▶ _Task goal_
Pictures aside, quote the whole listing exactly.

▶ _Recorded data_
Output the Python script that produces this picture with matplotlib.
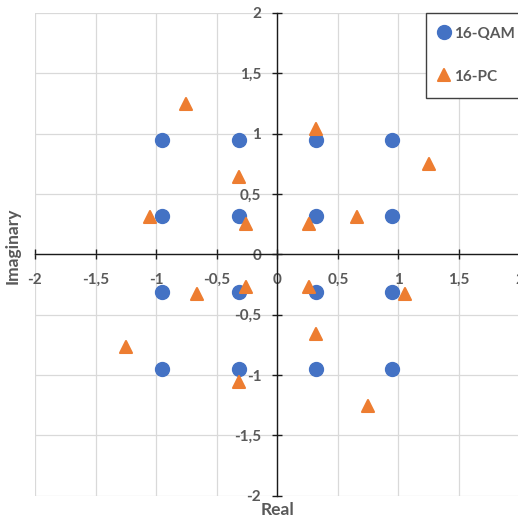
import matplotlib
matplotlib.use("Agg")
import matplotlib.pyplot as plt
from matplotlib.markers import MarkerStyle
from matplotlib.ticker import FuncFormatter, MultipleLocator

# 16-QAM constellation (unit average power)
qam_re = [-0.949, -0.316, 0.316, 0.949,
          -0.949, -0.316, 0.316, 0.949,
          -0.949, -0.316, 0.316, 0.949,
          -0.949, -0.316, 0.316, 0.949]
qam_im = [0.949, 0.949, 0.949, 0.949,
          0.316, 0.316, 0.316, 0.316,
          -0.316, -0.316, -0.316, -0.316,
          -0.949, -0.949, -0.949, -0.949]

# 16-PC constellation
pc_re = [-0.75, 0.32, -0.32, 1.25, -1.05, -0.26, 0.26, 0.66,
         -0.66, -0.26, 0.26, 1.05, 0.32, -1.25, -0.32, 0.75]
pc_im = [1.25, 1.04, 0.64, 0.75, 0.31, 0.25, 0.25, 0.31,
         -0.33, -0.27, -0.27, -0.33, -0.66, -0.77, -1.06, -1.26]

series_names = ["16-QAM", "16-PC"]
x_label = "Real"
y_label = "Imaginary"

BLUE = "#4472C4"
ORANGE = "#ED7D31"
TEXT = "#595959"
FONT = "Lato"

plt.rcParams["font.family"] = [FONT, "DejaVu Sans"]

W, H = 518, 519
fig = plt.figure(figsize=(W / 100, H / 100), dpi=100)
left_px, right_px, top_px, bottom_px = 35, 519.6, 13, 495.7
ax = fig.add_axes([left_px / W, (H - bottom_px) / H,
                   (right_px - left_px) / W, (bottom_px - top_px) / H])
ax.set_xlim(-2, 2)
ax.set_ylim(-2, 2)

ax.xaxis.set_major_locator(MultipleLocator(0.5))
ax.yaxis.set_major_locator(MultipleLocator(0.5))
fmt = FuncFormatter(lambda v, p: ("%g" % v).replace(".", ","))
ax.xaxis.set_major_formatter(fmt)
ax.yaxis.set_major_formatter(fmt)

ax.grid(True, color="#d9d9d9", linewidth=0.9, zorder=0)
ax.set_axisbelow(True)

for side in ("top", "right"):
    ax.spines[side].set_visible(False)
ax.spines["left"].set_position(("data", 0))
ax.spines["bottom"].set_position(("data", 0))
for side in ("left", "bottom"):
    ax.spines[side].set_color("#1a1a1a")
    ax.spines[side].set_linewidth(1.0)
    ax.spines[side].set_zorder(1)

ax.tick_params(axis="both", direction="inout", length=7, width=1.0,
               color="#1a1a1a", labelcolor=TEXT, labelsize=11)
ax.tick_params(axis="x", pad=10)
ax.tick_params(axis="y", pad=8)
for lab in ax.get_xticklabels() + ax.get_yticklabels():
    lab.set_fontweight("bold")

ax.plot(qam_re, qam_im, linestyle="none", marker="o", markersize=10,
        color=BLUE, markeredgecolor=BLUE, markeredgewidth=1.0,
        label=series_names[0], zorder=3, clip_on=False)
ax.plot(pc_re, pc_im, linestyle="none",
        marker=MarkerStyle("^", joinstyle="round"), markersize=8.6,
        color=ORANGE, markeredgecolor=ORANGE, markeredgewidth=1.5,
        label=series_names[1], zorder=4, clip_on=False)

leg = ax.legend(loc="upper left", bbox_to_anchor=(0.807, 1.0),
                borderaxespad=0, frameon=True, fancybox=False,
                edgecolor="#404040", framealpha=1, handlelength=0.6,
                handletextpad=0.3, labelspacing=1.9, borderpad=0.9,
                prop={"family": FONT, "weight": "bold", "size": 11})
leg.get_frame().set_linewidth(1.0)
for t in leg.get_texts():
    t.set_color(TEXT)

fig.text(277 / W, 1 - 510 / H, x_label, ha="center", va="center",
         color=TEXT, fontsize=12.5, fontweight="bold")
fig.text(13 / W, 1 - 246 / H, y_label, ha="center", va="center",
         rotation=90, color=TEXT, fontsize=12.5, fontweight="bold")

fig.savefig("out.png", dpi=100, facecolor="white")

▶ _Complete response_
Output the Python script that produces this picture with matplotlib.
import matplotlib
matplotlib.use("Agg")
import matplotlib.pyplot as plt
from matplotlib.markers import MarkerStyle
from matplotlib.ticker import FuncFormatter, MultipleLocator

# 16-QAM constellation (unit average power)
qam_re = [-0.949, -0.316, 0.316, 0.949,
          -0.949, -0.316, 0.316, 0.949,
          -0.949, -0.316, 0.316, 0.949,
          -0.949, -0.316, 0.316, 0.949]
qam_im = [0.949, 0.949, 0.949, 0.949,
          0.316, 0.316, 0.316, 0.316,
          -0.316, -0.316, -0.316, -0.316,
          -0.949, -0.949, -0.949, -0.949]

# 16-PC constellation
pc_re = [-0.75, 0.32, -0.32, 1.25, -1.05, -0.26, 0.26, 0.66,
         -0.66, -0.26, 0.26, 1.05, 0.32, -1.25, -0.32, 0.75]
pc_im = [1.25, 1.04, 0.64, 0.75, 0.31, 0.25, 0.25, 0.31,
         -0.33, -0.27, -0.27, -0.33, -0.66, -0.77, -1.06, -1.26]

series_names = ["16-QAM", "16-PC"]
x_label = "Real"
y_label = "Imaginary"

BLUE = "#4472C4"
ORANGE = "#ED7D31"
TEXT = "#595959"
FONT = "Lato"

plt.rcParams["font.family"] = [FONT, "DejaVu Sans"]

W, H = 518, 519
fig = plt.figure(figsize=(W / 100, H / 100), dpi=100)
left_px, right_px, top_px, bottom_px = 35, 519.6, 13, 495.7
ax = fig.add_axes([left_px / W, (H - bottom_px) / H,
                   (right_px - left_px) / W, (bottom_px - top_px) / H])
ax.set_xlim(-2, 2)
ax.set_ylim(-2, 2)

ax.xaxis.set_major_locator(MultipleLocator(0.5))
ax.yaxis.set_major_locator(MultipleLocator(0.5))
fmt = FuncFormatter(lambda v, p: ("%g" % v).replace(".", ","))
ax.xaxis.set_major_formatter(fmt)
ax.yaxis.set_major_formatter(fmt)

ax.grid(True, color="#d9d9d9", linewidth=0.9, zorder=0)
ax.set_axisbelow(True)

for side in ("top", "right"):
    ax.spines[side].set_visible(False)
ax.spines["left"].set_position(("data", 0))
ax.spines["bottom"].set_position(("data", 0))
for side in ("left", "bottom"):
    ax.spines[side].set_color("#1a1a1a")
    ax.spines[side].set_linewidth(1.0)
    ax.spines[side].set_zorder(1)

ax.tick_params(axis="both", direction="inout", length=7, width=1.0,
               color="#1a1a1a", labelcolor=TEXT, labelsize=11)
ax.tick_params(axis="x", pad=10)
ax.tick_params(axis="y", pad=8)
for lab in ax.get_xticklabels() + ax.get_yticklabels():
    lab.set_fontweight("bold")

ax.plot(qam_re, qam_im, linestyle="none", marker="o", markersize=10,
        color=BLUE, markeredgecolor=BLUE, markeredgewidth=1.0,
        label=series_names[0], zorder=3, clip_on=False)
ax.plot(pc_re, pc_im, linestyle="none",
        marker=MarkerStyle("^", joinstyle="round"), markersize=8.6,
        color=ORANGE, markeredgecolor=ORANGE, markeredgewidth=1.5,
        label=series_names[1], zorder=4, clip_on=False)

leg = ax.legend(loc="upper left", bbox_to_anchor=(0.807, 1.0),
                borderaxespad=0, frameon=True, fancybox=False,
                edgecolor="#404040", framealpha=1, handlelength=0.6,
                handletextpad=0.3, labelspacing=1.9, borderpad=0.9,
                prop={"family": FONT, "weight": "bold", "size": 11})
leg.get_frame().set_linewidth(1.0)
for t in leg.get_texts():
    t.set_color(TEXT)

fig.text(277 / W, 1 - 510 / H, x_label, ha="center", va="center",
         color=TEXT, fontsize=12.5, fontweight="bold")
fig.text(13 / W, 1 - 246 / H, y_label, ha="center", va="center",
         rotation=90, color=TEXT, fontsize=12.5, fontweight="bold")

fig.savefig("out.png", dpi=100, facecolor="white")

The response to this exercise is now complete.